## EXERCISE TASK
Lines containing the string "with" are to be counted; report only how many there are.
* * * * *
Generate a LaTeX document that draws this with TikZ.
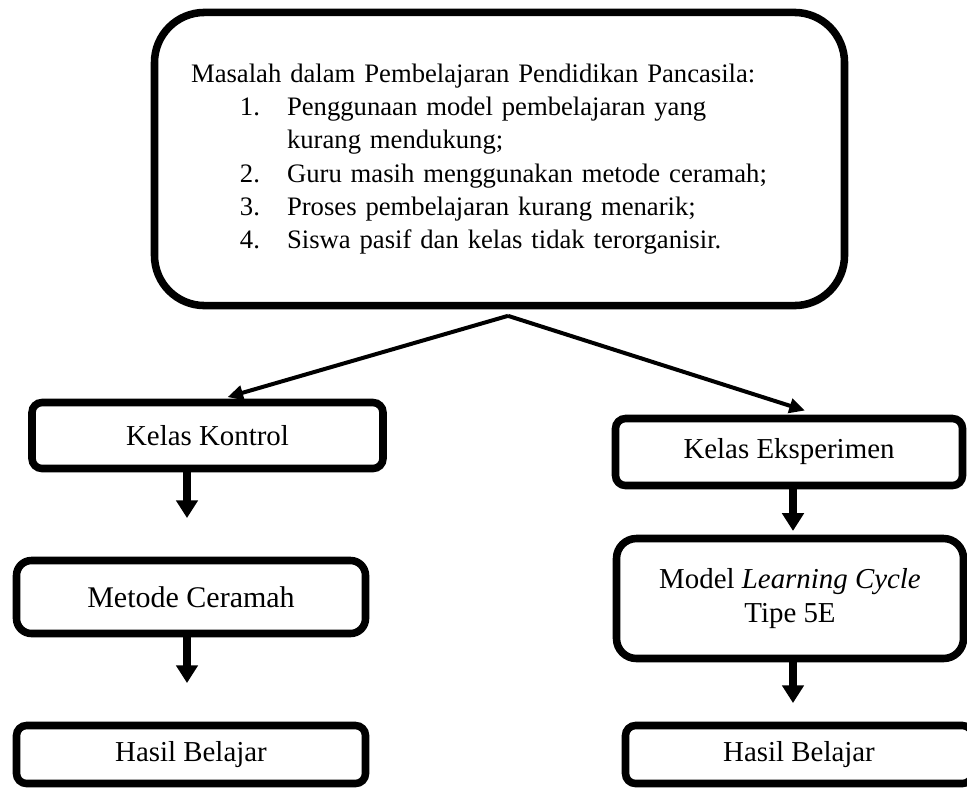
\documentclass[tikz,border=0pt]{standalone}
\usepackage{fontspec}
\setmainfont{Liberation Serif}
\usetikzlibrary{arrows.meta, calc}

\newcommand{\butir}[1]{\hspace*{22pt}\makebox[21.2pt][l]{#1}}

\tikzset{
  kotak/.style={draw, line width=3.4pt, rounded corners=4.5pt, align=center, inner sep=0pt,
    font=\fontsize{13}{15.5}\selectfont},
  panah/.style={-{Triangle[length=8pt, width=9.5pt]}, line width=3.2pt},
  garis/.style={-{Triangle[length=7pt, width=6.5pt]}, line width=1.8pt},
}

\begin{document}
\begin{tikzpicture}[x=0.45pt, y=-0.45pt]
        % Batas gambar (satuan: piksel)
        \useasboundingbox (0,0) rectangle (967,791);

        % Kotak masalah
        \node[kotak, minimum width=310.5pt, minimum height=131.9pt, rounded corners=22.5pt,
              text width=277.6pt, align=left, font=\fontsize{12}{15}\selectfont]
              (masalah) at (499.5,159) {Masalah dalam Pembelajaran Pendidikan Pancasila:\\
              \butir{1.}Penggunaan model pembelajaran yang\\
              \hspace*{43.2pt}kurang mendukung;\\
              \butir{2.}Guru masih menggunakan metode ceramah;\\
              \butir{3.}Proses pembelajaran kurang menarik;\\
              \butir{4.}Siswa pasif dan kelas tidak terorganisir.};

        % Kelas kontrol (kiri)
        \node[kotak, minimum width=157.95pt, minimum height=29.7pt] (kontrol) at (207.5,435.5) {Kelas Kontrol};
        \node[kotak, minimum width=157.05pt, minimum height=32.85pt, rounded corners=6.75pt,
              font=\fontsize{13.5}{16}\selectfont] (ceramah) at (191,597) {Metode Ceramah};
        \node[kotak, minimum width=157.05pt, minimum height=26.1pt] (hasilA) at (191,754.5) {Hasil Belajar};

        % Kelas eksperimen (kanan)
        \node[kotak, minimum width=156.15pt, minimum height=30.15pt] (eksperimen) at (789,452) {Kelas Eksperimen};
        \node[kotak, minimum width=156.15pt, minimum height=54pt, rounded corners=9pt]
              (model) at (790,598.5) {Model \textit{Learning Cycle}\\Tipe 5E};
        \node[kotak, minimum width=156.15pt, minimum height=26.1pt] (hasilB) at (799,754.5) {Hasil Belajar};

        % Percabangan dari kotak masalah
        \coordinate (puncak) at ($(masalah.south)+(8.5,6.5)$);
        \draw[garis, shorten >=2.6pt] (puncak) -- ($(kontrol.north)+(14.5,0)$);
        \draw[garis, shorten >=6.2pt] (puncak) -- ($(eksperimen.north)+(29,0)$);

        % Alur ke bawah
        \draw[panah, shorten >=17.4pt] ($(kontrol.south)+(-20.5,0)$) -- ($(ceramah.north)+(-4,0)$);
        \draw[panah, shorten >=17.4pt] ($(ceramah.south)+(-4,0)$) -- ($(hasilA.north)+(-4,0)$);
        \draw[panah, shorten >=1.7pt] ($(eksperimen.south)+(4,0)$) -- ($(model.north)+(3,0)$);
        \draw[panah, shorten >=8.4pt] ($(model.south)+(3,0)$) -- ($(hasilB.north)+(-6,0)$);

\end{tikzpicture}
\end{document}
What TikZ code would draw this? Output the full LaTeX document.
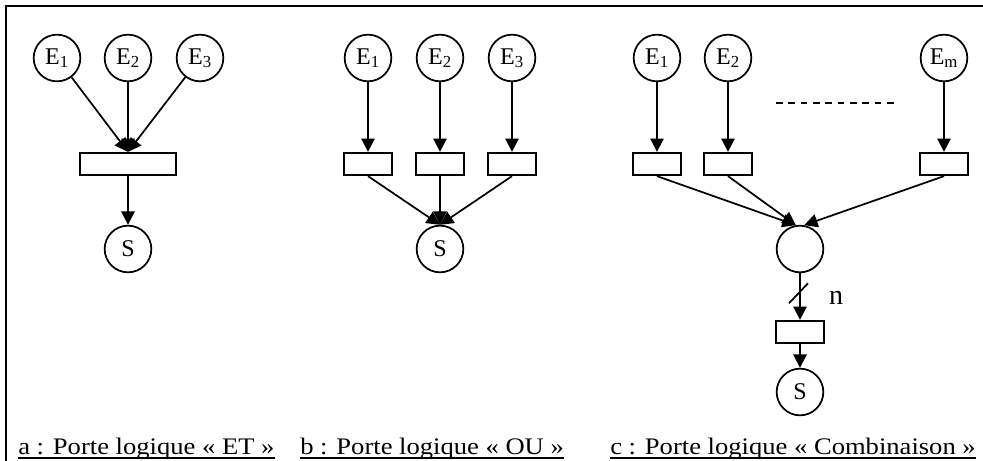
\documentclass[tikz,border=0pt]{standalone}
\usepackage{fontspec}
\setmainfont{Liberation Serif}
\newfontfamily\legende{Liberation Serif}[FakeStretch=1.12]
\usetikzlibrary{arrows.meta,calc}

\begin{document}
\begin{tikzpicture}[x=0.75pt,y=-0.75pt,
        etat/.style={draw,circle,line width=1.3pt,minimum size=35pt,inner sep=0pt,font=\fontsize{18}{21}\selectfont},
        porte/.style={draw,rectangle,line width=1.3pt,minimum width=35.6pt,minimum height=16.9pt,inner sep=0pt},
        portelarge/.style={porte,minimum width=72.4pt},
        fleche/.style={line width=1.3pt,-{Triangle[length=10pt,width=10pt]}},
        titre/.style={anchor=base west,inner sep=0pt,font=\legende\fontsize{17.8}{20}\selectfont}]
        \useasboundingbox (0,0) rectangle (983,461);
        \draw[line width=1.6pt] (6,461) -- (6,6) -- (983,6);
        % a : porte ET
        \node[etat] at (57,58) (a1) {E\textsubscript{1}};
        \node[etat] at (128,58) (a2) {E\textsubscript{2}};
        \node[etat] at (200,58) (a3) {E\textsubscript{3}};
        \node[portelarge] at (128,164) (et) {};
        \node[etat] at (128,249) (sa) {S};
        \draw[fleche] (a1) -- (et.north);
        \draw[fleche] (a2) -- (et.north);
        \draw[fleche] (a3) -- (et.north);
        \draw[fleche] (et) -- (sa);
        % b : porte OU
        \node[etat] at (368,58) (b1) {E\textsubscript{1}};
        \node[etat] at (440,58) (b2) {E\textsubscript{2}};
        \node[etat] at (512,58) (b3) {E\textsubscript{3}};
        \node[porte] at (368,164) (ou1) {};
        \node[porte] at (440,164) (ou2) {};
        \node[porte] at (512,164) (ou3) {};
        \node[etat] at (440,249) (sb) {S};
        \draw[fleche] (b1) -- (ou1);
        \draw[fleche] (b2) -- (ou2);
        \draw[fleche] (b3) -- (ou3);
        \draw[fleche] (ou1.south) -- (sb.north);
        \draw[fleche] (ou2) -- (sb);
        \draw[fleche] (ou3.south) -- (sb.north);
        % c : porte combinaison
        \node[etat] at (657,58) (c1) {E\textsubscript{1}};
        \node[etat] at (728,58) (c2) {E\textsubscript{2}};
        \node[etat] at (944,58) (cm) {E\textsubscript{m}};
        \coordinate (pt1) at (776,103);
        \coordinate (pt2) at (895,103);
        \draw[line width=1.3pt,dash pattern=on 4.9pt off 4.35pt] (pt1) -- (pt2);
        \node[porte] at (657,164) (co1) {};
        \node[porte] at (728,164) (co2) {};
        \node[porte] at (944,164) (com) {};
        \node[etat] at (800,249) (m) {};
        \node[porte] at (800,332) (g) {};
        \node[etat] at (800,392) (sc) {S};
        \draw[fleche] (c1) -- (co1);
        \draw[fleche] (c2) -- (co2);
        \draw[fleche] (cm) -- (com);
        \draw[fleche] (co1.south) -- (m.100);
        \draw[fleche] (co2.south) -- (m.100);
        \draw[fleche] (com.south) -- (m.80);
        \draw[fleche] (m) -- (g);
        \draw[line width=1.3pt] ($(m.south)!0.43!(g.north)$) ++(-11,10) -- ++(19,-20);
        \node[inner sep=0pt,font=\fontsize{21}{24}\selectfont] at (836,298) (n) {n};
        \draw[fleche] (g) -- (sc);
        % legendes
        \node[titre] at (18,454) (la) {a : Porte logique « ET »};
        \node[titre] at (300,454) (lb) {b : Porte logique « OU »};
        \node[titre] at (610,454) (lc) {c : Porte logique « Combinaison »};
        \draw[line width=1.3pt] ([yshift=-3pt]la.base west) -- ([yshift=-3pt]la.base east);
        \draw[line width=1.3pt] ([yshift=-3pt]lb.base west) -- ([yshift=-3pt]lb.base east);
        \draw[line width=1.3pt] ([yshift=-3pt]lc.base west) -- ([yshift=-3pt]lc.base east);
    \end{tikzpicture}
\end{document}
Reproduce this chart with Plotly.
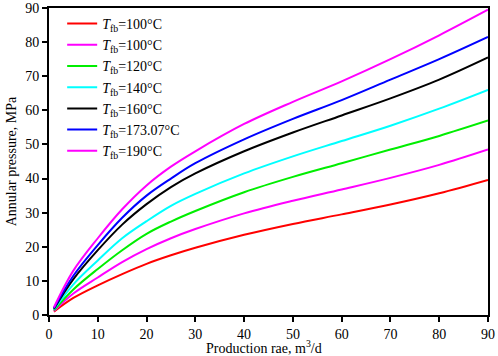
import plotly.graph_objects as go

rate = [1, 5, 10, 15, 20, 25, 30, 40, 50, 60, 70, 80, 90]

labels = ["100°C", "100°C", "120°C", "140°C", "160°C", "173.07°C", "190°C"]
colors = ["#FF0000", "#FF00FF", "#00EE00", "#00FFFF", "#000000", "#0000FF", "#FF00FF"]

p_red = [1.0, 5.0, 8.7, 12.0, 15.0, 17.5, 19.7, 23.5, 26.7, 29.5, 32.4, 35.7, 39.6]
p_mag1 = [1.2, 6.3, 11.0, 15.5, 19.3, 22.5, 25.2, 29.8, 33.5, 36.8, 40.2, 44.0, 48.5]
p_green = [1.4, 7.5, 13.5, 19.0, 23.8, 27.4, 30.5, 36.0, 40.5, 44.5, 48.5, 52.5, 57.0]
p_cyan = [1.6, 9.0, 16.0, 22.5, 27.5, 32.0, 35.5, 41.5, 46.5, 51.0, 55.5, 60.5, 66.0]
p_black = [1.8, 10.5, 19.0, 26.5, 32.5, 37.5, 41.5, 48.0, 53.5, 58.5, 63.5, 69.0, 75.5]
p_blue = [2.0, 11.5, 20.5, 28.5, 35.0, 40.0, 44.5, 51.5, 57.5, 63.0, 69.0, 75.0, 81.5]
p_mag2 = [2.2, 13.0, 22.5, 31.0, 38.0, 43.5, 48.0, 56.0, 62.5, 68.5, 75.0, 82.0, 89.5]

series = [p_red, p_mag1, p_green, p_cyan, p_black, p_blue, p_mag2]

fig = go.Figure()
for lab, col, ys in zip(labels, colors, series):
    fig.add_trace(go.Scatter(
        x=rate, y=ys, mode="lines",
        line=dict(color=col, width=2, shape="spline", smoothing=1.0),
        name="<i>T</i><sub>fb</sub>=" + lab,
    ))

font = "Liberation Serif, Times New Roman, serif"
fig.update_layout(
    width=498, height=356,
    margin=dict(l=49, r=10, t=8, b=41, autoexpand=False),
    paper_bgcolor="white", plot_bgcolor="white",
    font=dict(family=font, size=14, color="black"),
    showlegend=True,
    legend=dict(x=0.03, y=1.0, xanchor="left", yanchor="top", bgcolor="rgba(0,0,0,0)",
                itemwidth=30, font=dict(family=font, size=14), tracegroupgap=0),
    xaxis=dict(range=[0, 90], dtick=10, tick0=0, showgrid=False, zeroline=False,
               showline=True, linecolor="black", linewidth=2, mirror=True, automargin=False,
               ticks="outside", ticklen=5, tickwidth=2, tickcolor="black"),
    yaxis=dict(range=[0, 90], dtick=10, tick0=0, showgrid=False, zeroline=False,
               showline=True, linecolor="black", linewidth=2, mirror=True, automargin=False,
               ticks="outside", ticklen=5, tickwidth=2, tickcolor="black",
               title=dict(text="Annular pressure, MPa", standoff=5,
                          font=dict(family=font, size=14))),
    annotations=[dict(text="Production rae, m<sup>3</sup>/d", xref="paper", yref="paper",
                      x=0.49, y=-0.068, xanchor="center", yanchor="top", showarrow=False,
                      font=dict(family=font, size=14))],
)

fig.write_html("out.html", config={"displayModeBar": False},
               post_script="document.body.style.margin='0px';")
* * * * *
## SOLUTION FOR THIS PROBLEM
2